In a Forbes post from 2013, contributor and leadership advisor Mike Myatt outlines five transitional phases that all great leaders move through to go from good to great.

Leaders Find Purpose

The best business leaders recognize the importance of common purpose and shared values to the success of their organizations. Purpose is a defining characteristic that shapes passion, and helps dictate a strong work ethic.

Myatt points out that those driven by profit may find themselves successful for a short time, but “great leaders make the transition from profit to purpose.”

He notes that a lesson many average business people miss is the role of profit in a company’s success. While all businesses exist to make money, great leaders recognize that purpose at the personal and organizational level is the key to prolonged success.

People First

For Myatt, the role of a leader is inspiring change and helping others recognize value in themselves, and the organization.

“Average leaders spend time scaling processes, systems, and models — great leaders focus on scaling leadership.”

Being a great leader involves some level of introspection and humility, and recognizing that trust, loyalty, and respect from your employees are earned through the way that you lead.

Develop Awareness

“Great leaders are self aware, organizationally aware, contextually aware, and emotionally aware.”

They embrace an open leadership style focused on learning and listening from everyone in their organization, and aren’t threatened when their decisions and positions are challenged.

Leaders who are unwilling to change their minds when challenged by their employees won’t grow and develop as leaders.

Shun Complexity

Great innovators are continually looking for ways to simplify the way they do business, for the benefit of their customers and their employees.

Myatt argues that complexity in the organization stifles innovation and negatively impacts culture.

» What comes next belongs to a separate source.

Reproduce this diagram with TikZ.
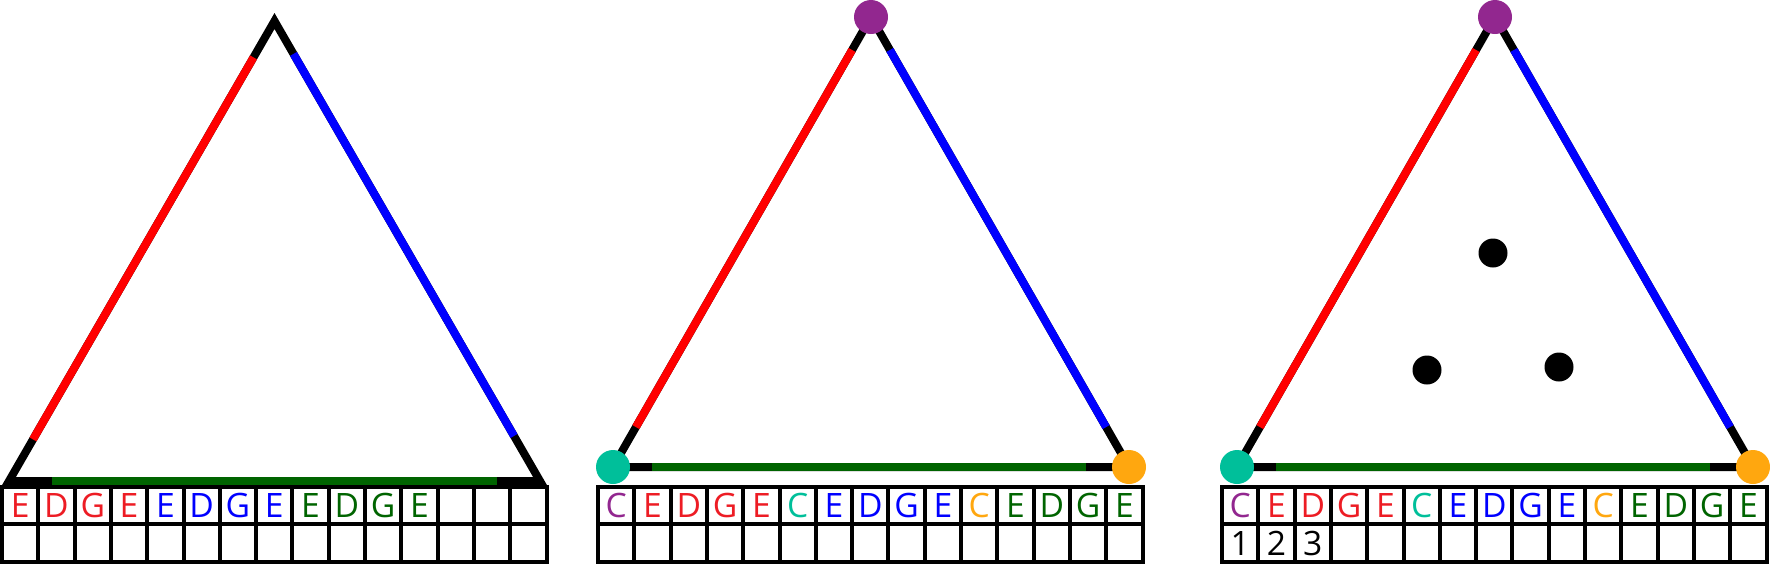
\documentclass[tikz,border=0pt]{standalone}
\usepackage{fontspec}
\setmainfont{Open Sans}
\usepackage{tikz}
\usetikzlibrary{calc}
\definecolor{cpurple}{HTML}{92278F}
\definecolor{cteal}{HTML}{00BF9A}
\definecolor{corange}{HTML}{FFA70F}
\definecolor{cgreen}{HTML}{006400}
\definecolor{cred}{HTML}{FF0000}
\definecolor{cblue}{HTML}{0000FF}
\definecolor{tred}{HTML}{ED1C24}

\tikzset{
    sideline/.style={line width=8pt, line join=miter},
    gridcell/.style={draw, line width=4pt, minimum width=36.3pt, minimum height=37.9pt, inner sep=0pt, font=\fontsize{33.6}{34}\selectfont},
    marker/.style={circle, inner sep=0pt, minimum size=34pt},
    pebble/.style={circle, fill=black, inner sep=0pt, minimum size=29pt}
}

\begin{document}
\begin{tikzpicture}[x=1pt,y=-1pt]
    \useasboundingbox (0,0) rectangle (1770,566);
    \coordinate (A1) at (9,481);
    \coordinate (B1) at (540,481);
    \coordinate (C1) at (274.5,21);
    \draw[sideline] (A1) -- (C1) -- (B1) -- cycle;
    \draw[sideline, cred] ($(A1)!48pt!(C1)$) -- ($(C1)!42pt!(A1)$);
    \draw[sideline, cblue] ($(C1)!38pt!(B1)$) -- ($(B1)!52pt!(C1)$);
    \draw[sideline, cgreen] ($(A1)!43pt!(B1)$) -- ($(B1)!43pt!(A1)$);
    \foreach \x in {2,3}{
        \pgfmathsetmacro{\shift}{(\x-2)*624}
        \coordinate (A\x) at (613+\shift,467);
        \coordinate (B\x) at (1129+\shift,467);
        \coordinate (C\x) at (871+\shift,17);
        \draw[sideline] (A\x) -- (C\x) -- (B\x) -- cycle;
        \draw[sideline, cred] ($(A\x)!46pt!(C\x)$) -- ($(C\x)!38pt!(A\x)$);
        \draw[sideline, cblue] ($(C\x)!38pt!(B\x)$) -- ($(B\x)!46pt!(C\x)$);
        \draw[sideline, cgreen] ($(A\x)!39pt!(B\x)$) -- ($(B\x)!43pt!(A\x)$);
        \node[marker, fill=cteal] (teal\x) at (A\x) {};
        \node[marker, fill=corange] (orange\x) at (B\x) {};
        \node[marker, fill=cpurple] (purple\x) at (C\x) {};
    }
    \node[pebble] (pebble1) at (1493,253) {};
    \node[pebble] (pebble2) at (1427,370) {};
    \node[pebble] (pebble3) at (1559,367) {};
    \foreach \l/\c [count=\i] in {E/tred,D/tred,G/tred,E/tred,E/cblue,D/cblue,G/cblue,E/cblue,E/cgreen,D/cgreen,G/cgreen,E/cgreen,{}/black,{}/black,{}/black}{
        \node[gridcell, text=\c] (top1\i) at (2+36.3*\i-18.15,505.5) {\l};
        \node[gridcell] (bot1\i) at (2+36.3*\i-18.15,543.4) {};
    }
    \foreach \x/\xs in {2/598,3/1222}
        \foreach \l/\c [count=\i] in {C/cpurple,E/tred,D/tred,G/tred,E/tred,C/cteal,E/cblue,D/cblue,G/cblue,E/cblue,C/corange,E/cgreen,D/cgreen,G/cgreen,E/cgreen}{
            \node[gridcell, text=\c] (top\x\i) at (\xs+36.3*\i-18.15,505.5) {\l};
            \node[gridcell] (bot\x\i) at (\xs+36.3*\i-18.15,543.4) {};
        }
    \foreach \d in {1,2,3}
        \node[font=\fontsize{33.6}{34}\selectfont] (num\d) at (bot3\d) {\d};
\end{tikzpicture}
\end{document}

Think about the way that your organization delivers value to clients, partners, and employees.

If a process can be streamlined for efficiency without sacrificing quality, simplify.

Get Personal

“Great leaders understand nothing is more personal than leadership, and they engage accordingly. The best leaders understand a failure to engage is a failure to lead,” says Myatt.

Businesses are human-powered enterprises, and truly effective and mature leaders demonstrate empathy and compassion at every turn. They listen carefully to those around them, coach employees through complex problems, and always look for opportunities to learn from their teams.

Performance is achieved by helping others become successful.